Desde hace tiempo, cuando veo a algún político cerca de una pancarta, me da por tentarme la ropa, porque no me fío demasiado de su altruismo, idealismo y desprendimiento.

Está claro que los políticos son personas, y que, como tales, tienen opiniones a propósito de los diferentes debates sociales. Su condición de ciudadanos les habilita para expresarse con libertad acerca de lo que les apetezca. Y, ya solo por su condición profesional, se les presupone un afán transformador que, por cierto, casa muy bien con las actitudes más reivindicativas, tanto en los parlamentos como en la calle.

Ahora bien, a los políticos se les exige, también, un plus de coherencia. Porque pueden estar todo el día en la calle, sacando a pasear las pancartas, sin traducir esas reivindicaciones en mociones, propuestas políticas, y proyectos de ley. Y lo uno, sin lo otro, no conduce a nada.

Es, por tanto, lícito y comprensible, ese sentimiento de desconfianza que invade a una gran parte de la sociedad al encontrarse con sus políticos de manifa. Porque, por triste que resulte, la experiencia nos confirma que, si están presentes en ella, es porque pretenden obtener algún rédito electoral.
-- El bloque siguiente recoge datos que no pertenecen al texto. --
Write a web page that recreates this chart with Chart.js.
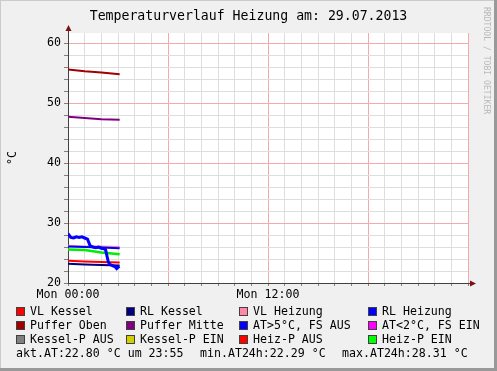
<!DOCTYPE html>
<html>
<head>
<meta charset="utf-8">
<script src="https://cdn.jsdelivr.net/npm/chart.js@4/dist/chart.umd.min.js"></script>
<style>
  html, body { margin: 0; padding: 0; background: #f0f0f0; }
  #wrap { position: relative; width: 497px; height: 371px; overflow: hidden; }
  #c { position: absolute; left: 0; top: 0; }
  .lg { position: absolute; font-family: "DejaVu Sans Mono", monospace; font-size: 11.6px; color: #000; white-space: pre; line-height: 14px; }
  .bx { position: absolute; width: 7px; height: 7px; border: 1px solid #404040; }
  #rrd { position: absolute; left: 482px; top: 7px; writing-mode: vertical-rl; font-family: "DejaVu Sans Mono", monospace; font-size: 8.1px; color: #b8b8b8; white-space: pre; }
</style>
</head>
<body>
<div id="wrap">
  <canvas id="c" width="497" height="371"></canvas>
  <div id="rrd">RRDTOOL / TOBI OETIKER</div>
  <div id="legend"></div>
</div>
<script>
// ---- data (hours since Mon 00:00, °C) ----
const titleText = "Temperaturverlauf Heizung am: 29.07.2013";
const xTickLabels = { 0: "Mon 00:00", 12: "Mon 12:00" };
const yTickLabels = [20, 30, 40, 50, 60];

const timesSlow = [0, 1, 2, 3.1];
const vlKessel   = [23.7, 23.6, 23.5, 23.4];
const rlKessel   = [23.2, 23.1, 23.0, 22.9];
const vlHeizung  = [26.2, 26.1, 26.1, 26.0];
const rlHeizung  = [26.1, 26.0, 25.9, 25.8];
const pufferOben = [55.6, 55.3, 55.1, 54.8];
const pufferMitte= [47.7, 47.5, 47.3, 47.2];
const heizPEin   = [25.6, 25.5, 25.1, 24.8];

const timesAT = [0, 0.17, 0.33, 0.5, 0.67, 0.83, 1.0, 1.17, 1.33, 1.5, 1.67, 1.83, 2.0, 2.17, 2.25, 2.33, 2.42, 2.5, 2.67, 2.83, 2.92, 3.0, 3.08];
const atValues = [28.2, 27.6, 27.5, 27.7, 27.6, 27.7, 27.5, 27.3, 26.2, 26.0, 25.9, 26.0, 25.8, 25.7, 25.6, 24.6, 23.5, 23.1, 22.9, 22.7, 22.4, 22.6, 22.8];

const legendNames = ["VL Kessel", "RL Kessel", "VL Heizung", "RL Heizung",
  "Puffer Oben", "Puffer Mitte", "AT>5°C, FS AUS", "AT<2°C, FS EIN",
  "Kessel-P AUS", "Kessel-P EIN", "Heiz-P AUS", "Heiz-P EIN"];
const legendColors = ["#ff0000", "#000080", "#ff88a8", "#0000ff",
  "#a00000", "#800080", "#0000ff", "#ff00ff",
  "#808080", "#d0d000", "#ff0000", "#00ff00"];
const statsTexts = ["akt.AT:22.80 °C um 23:55", "min.AT24h:22.29 °C", "max.AT24h:28.31 °C"];

// ---- legend (HTML text) ----
const colX = [16, 126, 239, 368];
const rowY = [311, 325.3, 339];
const leg = document.getElementById('legend');
legendNames.forEach((name, i) => {
  const col = i % 4, row = Math.floor(i / 4);
  const b = document.createElement('div');
  b.className = 'bx';
  b.style.left = colX[col] + 'px';
  b.style.top = (rowY[row] - 4.5) + 'px';
  b.style.background = legendColors[i];
  leg.appendChild(b);
  const t = document.createElement('div');
  t.className = 'lg';
  t.textContent = name;
  t.style.left = (colX[col] + 14) + 'px';
  t.style.top = (rowY[row] - 7.5) + 'px';
  leg.appendChild(t);
});
const statX = [16, 200, 342];
statsTexts.forEach((s, i) => {
  const t = document.createElement('div');
  t.className = 'lg';
  t.textContent = s;
  t.style.left = statX[i] + 'px';
  t.style.top = (353.3 - 7.5) + 'px';
  leg.appendChild(t);
});

function pts(xs, ys) { return xs.map((x, i) => ({ x: x, y: ys[i] })); }

const bgPlugin = {
  id: 'bg',
  beforeDraw(chart) {
    const { ctx, chartArea: a, width, height } = chart;
    ctx.save();
    ctx.fillStyle = '#f0f0f0';
    ctx.fillRect(0, 0, width, height);
    ctx.fillStyle = '#ffffff';
    ctx.fillRect(a.left, a.top, a.right - a.left, a.bottom - a.top);
    ctx.fillStyle = '#cbcbcb';
    ctx.fillRect(0, 0, width, 1);
    ctx.fillRect(0, 0, 1, height);
    ctx.fillStyle = '#999999';
    ctx.fillRect(width - 3, 0, 3, height);
    ctx.fillRect(0, height - 3, width, 3);
    ctx.restore();
  },
  afterDraw(chart) {
    const { ctx, chartArea: a } = chart;
    ctx.save();
    ctx.strokeStyle = '#404040';
    ctx.lineWidth = 1;
    ctx.beginPath();
    ctx.moveTo(a.left + 0.5, a.top); ctx.lineTo(a.left + 0.5, a.top - 4);
    ctx.moveTo(a.right, a.bottom + 0.5); ctx.lineTo(a.right + 4, a.bottom + 0.5);
    ctx.stroke();
    ctx.fillStyle = '#7f1010';
    ctx.beginPath();
    ctx.moveTo(a.left + 0.5 - 3, a.top - 2);
    ctx.lineTo(a.left + 0.5 + 3, a.top - 2);
    ctx.lineTo(a.left + 0.5, a.top - 8);
    ctx.closePath(); ctx.fill();
    ctx.beginPath();
    ctx.moveTo(a.right + 2, a.bottom + 0.5 - 3);
    ctx.lineTo(a.right + 2, a.bottom + 0.5 + 3);
    ctx.lineTo(a.right + 8, a.bottom + 0.5);
    ctx.closePath(); ctx.fill();
    ctx.restore();
  }
};

function ds(label, xs, ys, color, width, order) {
  return { label, data: pts(xs, ys), borderColor: color, backgroundColor: color,
    borderWidth: width, pointRadius: 0, tension: 0, fill: false, order, yAxisID: 'y' };
}

const minor = '#dedede';
const major = '#f4aaaa';

new Chart(document.getElementById('c'), {
  type: 'line',
  data: {
    datasets: [
      ds('AT>5°C, FS AUS', timesAT, atValues, '#0000ff', 3, 1),
      ds('Puffer Mitte', timesSlow, pufferMitte, '#800080', 2, 2),
      ds('Puffer Oben', timesSlow, pufferOben, '#a00000', 2, 3),
      ds('Heiz-P EIN', timesSlow, heizPEin, '#00ee00', 2.5, 4),
      ds('RL Heizung', timesSlow, rlHeizung, '#0000ff', 2, 5),
      ds('VL Heizung', timesSlow, vlHeizung, '#ff88a8', 2, 6),
      ds('RL Kessel', timesSlow, rlKessel, '#000080', 2, 7),
      ds('VL Kessel', timesSlow, vlKessel, '#ff0000', 2, 8)
    ]
  },
  plugins: [bgPlugin],
  options: {
    responsive: false,
    animation: false,
    layout: { padding: { left: 0, right: 0, top: 0, bottom: 68 } },
    plugins: {
      legend: { display: false },
      tooltip: { enabled: false },
      title: {
        display: true, text: titleText, color: '#000',
        font: { family: 'DejaVu Sans Mono', size: 13.2, weight: 'normal' },
        padding: { top: 8.6, bottom: 8.56 }
      }
    },
    scales: {
      x: {
        type: 'linear', min: 0, max: 24,
        afterFit(s) { s.height = 20; },
        ticks: {
          stepSize: 1, autoSkip: false, maxRotation: 0, color: '#000', padding: 2,
          font: { family: 'DejaVu Sans Mono', size: 11.6 },
          callback: (v) => (xTickLabels[v] !== undefined ? xTickLabels[v] : '')
        },
        grid: {
          color: (c) => (c.index % 6 === 0 ? major : minor),
          tickColor: '#808080', tickLength: 3, lineWidth: 1
        },
        border: { color: '#404040', width: 1 }
      },
      y: {
        min: 20, max: 61.667,
        afterFit(s) { s.width = 68; },
        title: {
          display: true, text: '°C', color: '#000',
          font: { family: 'DejaVu Sans Mono', size: 11.6 },
          padding: { top: 6, bottom: 0 }
        },
        ticks: {
          stepSize: 2, includeBounds: false, autoSkip: false, color: '#000', padding: 3,
          font: { family: 'DejaVu Sans Mono', size: 11.6 },
          callback: (v) => (yTickLabels.includes(v) ? String(v) : '')
        },
        grid: { color: minor, tickColor: '#808080', tickLength: 4, lineWidth: 1 },
        border: { color: '#404040', width: 1 }
      },
      yR: {
        position: 'right', min: 20, max: 61.667,
        afterFit(s) { s.width = 29; },
        ticks: { display: false, stepSize: 10, includeBounds: false },
        grid: { display: true, color: major, lineWidth: 1, drawTicks: false },
        border: { display: false }
      }
    }
  }
});
</script>
</body>
</html>
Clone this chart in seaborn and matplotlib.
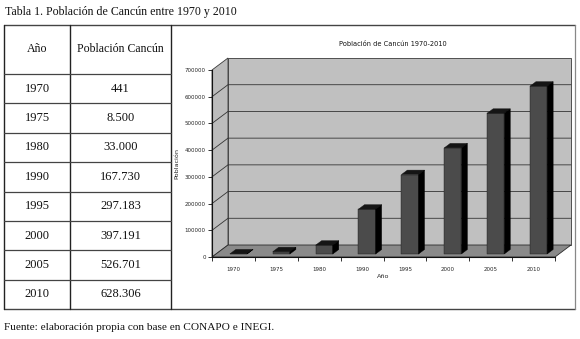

Y está demostrado que no tienen reparos a la hora de aprovechar cualquier asunto, por sensible que sea, para removerlo hasta convertirlo en motivo de controversia y, posteriormente, en cebo para pescar nuevos votantes.

Todo esto me viene rondado la cabeza desde hace años, cada vez que veo a políticos de alto rango, y de todos los signos, tras pancartas con muy diferentes lemas. Pero lo contemplado, durante la semana que ahora termina, es verdaderamente para rasgarse las vestiduras. Porque nuestros representantes volvieron a magrear una causa noble, y un conjunto de reivindicaciones con las que, a grandes rasgos, coincide una amplísima mayoría de la sociedad española, hasta convertirlas en fuente de disensiones y conflictos. Y esto, mientras que haya una sola mujer sufriendo un trato discriminatorio por razón de su sexo, es verdaderamente imperdonable.